How it Happened: Amy Steel

29 April - 29 May 2021

Amy Steel paints the processes of becoming and transformation. In her painting 'Leap', a woman is suspended above a starfish, her limbs spread out to mimic the form of the invertebrate beneath her. The visual congruence between the figure and the starfish suggest a desire for transformation, for one to become the other, at least momentarily. The starfish itself is a creature whose identity is fluid - some species are born male and then become female. In another species, large females can split in half and the two offsprings are male. Identity is not fixed but an ongoing process of identifications, and this is liberating. Steel's paintings suggest that we can untether ourselves from fixed identities and positions, and like the starfish, change into something quite different from ourselves, surfing the moment to become something else. 

 

Other paintings feature flamingos. Like starfish, and like the female protagonists of Steel's paintings, they too are creatures of transformation.
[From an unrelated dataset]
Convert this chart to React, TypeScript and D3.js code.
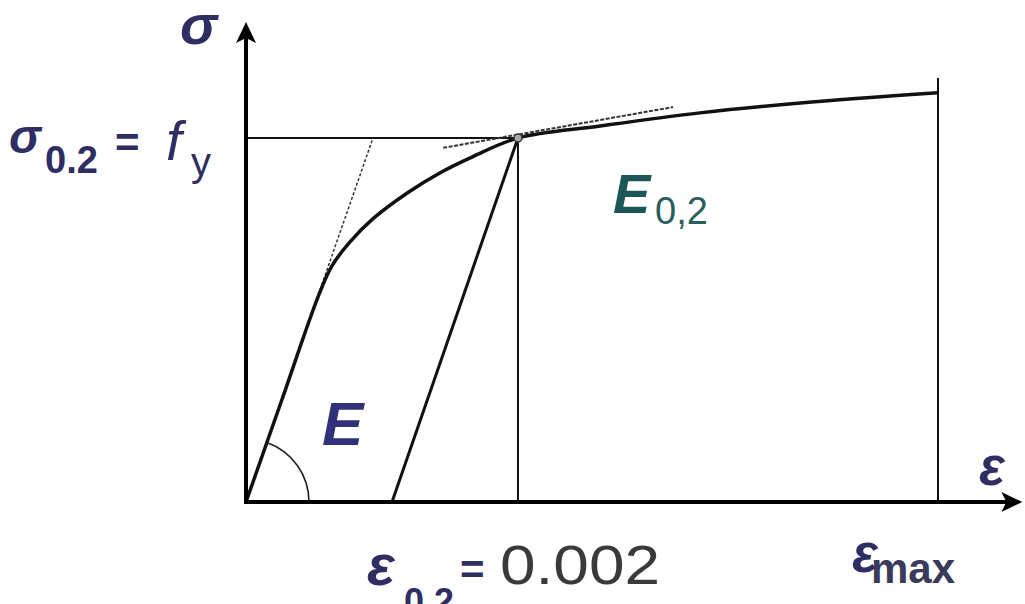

The 

grey and white feathered birds become pink because of the red-orange pigment found in the algae and larvae they eat. In Steel's painting 'The Cusp' a small diving figure is poised above five flamingos. Again there is a feeling of freedom, of a leap of faith into the unknown, an ambiguous sea of red, orange and pink. Perhaps like the flamingos, the figure will absorb what surrounds her, melding with her new surroundings to transform. 

The spaces in Steel's paintings are seas and skies. Women surf on starfish, breasts float in the sky. For Steel these are expansive spaces of what she sees describes as a limitless female sexuality that foregrounds interconnectedness with the world around us, and a desire to be part of something larger than the individual subject. This desire for connection is revealed in unexpected moments, the small figure with the oversized butterfly behind her in 'L&F', or the figure that seems part woman, part rabbit in 'Rumours'. Steel's use of saturated colours push outwards as if the picture space wants to expand its different sets of realities into the world where the viewer stands. Her works embrace the idea that perhaps reality is not quite as rational as assume, that things are not as quite fixed as we think they are. These are paintings that might be understood as articulating the ongoing processes of becoming.